Franklin D. Roosevelt abriu um ciclo e todos os republicanos e democratas que vêm depois mantêm as ideias básicas do New Deal e do grande Governo. Jimmy Carter é quem o fecha. O próximo presidente a inaugurar um ciclo, segundo sua teoria, é Ronald Reagan e Donald Trump se encaixa nessa figura rompedora que não pode evitar a transição a outro esquema (e, como Carter, também não consegue ser reeleito). Com a vitória eleitoral de Joe Biden, quintessência do establishment com 50 anos de carreira política, a teoria perderia validade, o ciclo parece ter pulado essa figura que iria refundar o sistema.

Mas Biden chegou com vontade de rock and roll e, aos 78 anos, com pouco a perder além da missa de domingo. Porque os que colocaram a boca no trombone com o democrata são os padres católicos dos Estados Unidos, que em sua reunião de junho debaterão se emitem um comunicado para dissuadir Biden e qualquer outra figura que defenda publicamente o direito ao aborto a tomar a comunhão.
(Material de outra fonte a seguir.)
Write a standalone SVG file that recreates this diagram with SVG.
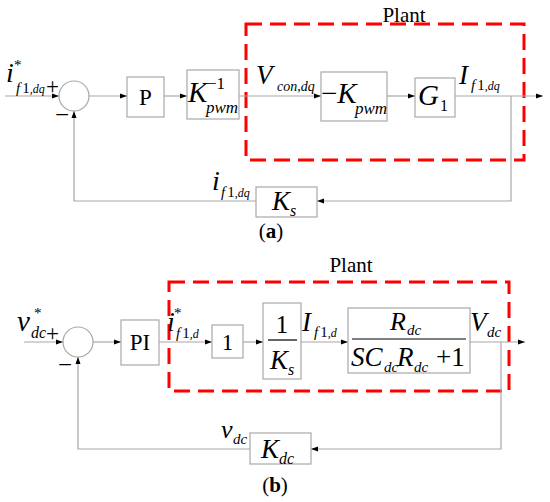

Têm um problema com ele. É o segundo presidente católico da história dos Estados Unidos, só precedido por John F. Kennedy, e é, além disso, um católico devoto, praticante orgulhoso, mas o primeiro que apoia sem rodeios a liberdade para interromper uma gravidez e o casamento de pessoas do mesmo sexo. Já o fez, como vice-presidente, antes de Obama. Até nisso Biden saiu do roteiro.